Where a line contains the word "chart", copy that line in full.

INFORMATION PROVIDED:
══════════════════════════════
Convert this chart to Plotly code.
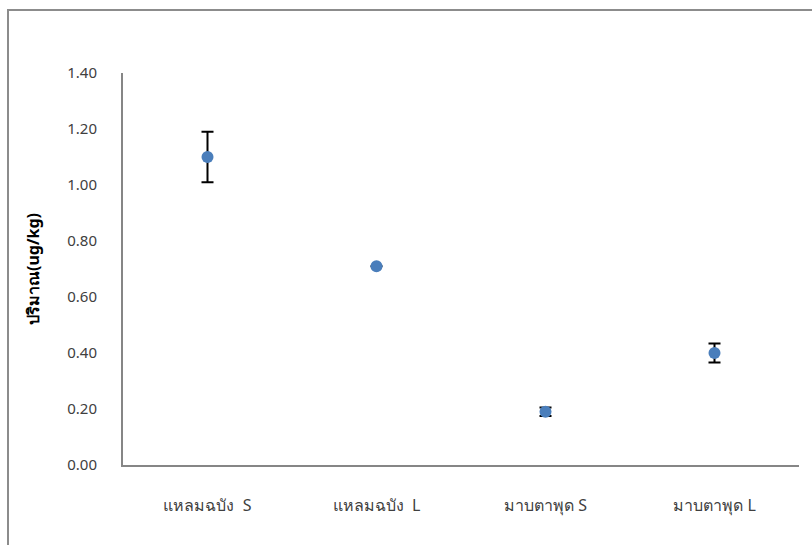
import plotly.graph_objects as go

# Sampling sites / size classes and measured amounts (ug/kg) with error bars
categories = ["แหลมฉบัง\u00a0\u00a0S", "แหลมฉบัง\u00a0\u00a0L", "มาบตาพุด S", "มาบตาพุด L"]
values = [1.10, 0.71, 0.19, 0.40]
errors = [0.09, 0.0, 0.015, 0.034]
y_ticks = [0.0, 0.2, 0.4, 0.6, 0.8, 1.0, 1.2, 1.4]

W, H = 812, 545
L, R, T, B = 123, 13, 73, 80
pw, ph = W - L - R, H - T - B

font_family = "Tahoma, 'Leelawadee UI', 'Noto Sans', 'DejaVu Sans', sans-serif"

fig = go.Figure(
    go.Scatter(
        x=categories,
        y=values,
        mode="markers",
        marker=dict(size=12, color="#4a7ebb", line=dict(width=0)),
        error_y=dict(type="data", array=errors, visible=True,
                     color="black", thickness=2, width=6),
        showlegend=False,
    )
)

fig.update_layout(
    width=W, height=H,
    margin=dict(l=L, r=R, t=T, b=B),
    paper_bgcolor="white",
    plot_bgcolor="white",
    font=dict(family=font_family, size=15, color="#404040"),
    xaxis=dict(
        type="category",
        range=[-0.5, 3.5],
        showline=True, linecolor="#868686", linewidth=2,
        showgrid=False, zeroline=False,
        ticks="", ticklabelstandoff=25,
        tickfont=dict(size=16, color="#404040"),
    ),
    yaxis=dict(
        range=[0, 1.4],
        tickvals=y_ticks,
        tickformat=".2f",
        showline=True, linecolor="#868686", linewidth=2,
        showgrid=False, zeroline=False,
        ticks="", ticklabelstandoff=21,
        tickfont=dict(size=15, color="#404040"),
        title=dict(text="<b>ปริมาณ(ug/kg)</b>", standoff=24,
                   font=dict(size=16, color="black")),
    ),
)

# Outer chart frame (extends past the right and bottom edges of the page)
fig.add_shape(
    type="rect", xref="paper", yref="paper",
    x0=(8 - L) / pw, x1=(W + 5 - L) / pw,
    y0=-(B + 5) / ph, y1=1 + (T - 10) / ph,
    line=dict(color="#8c8c8c", width=2),
    fillcolor="rgba(0,0,0,0)", layer="below",
)

fig.write_html("out.html")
══════════════════════════════
RESULT OF THIS EXERCISE:
Convert this chart to Plotly code.
# Outer chart frame (extends past the right and bottom edges of the page)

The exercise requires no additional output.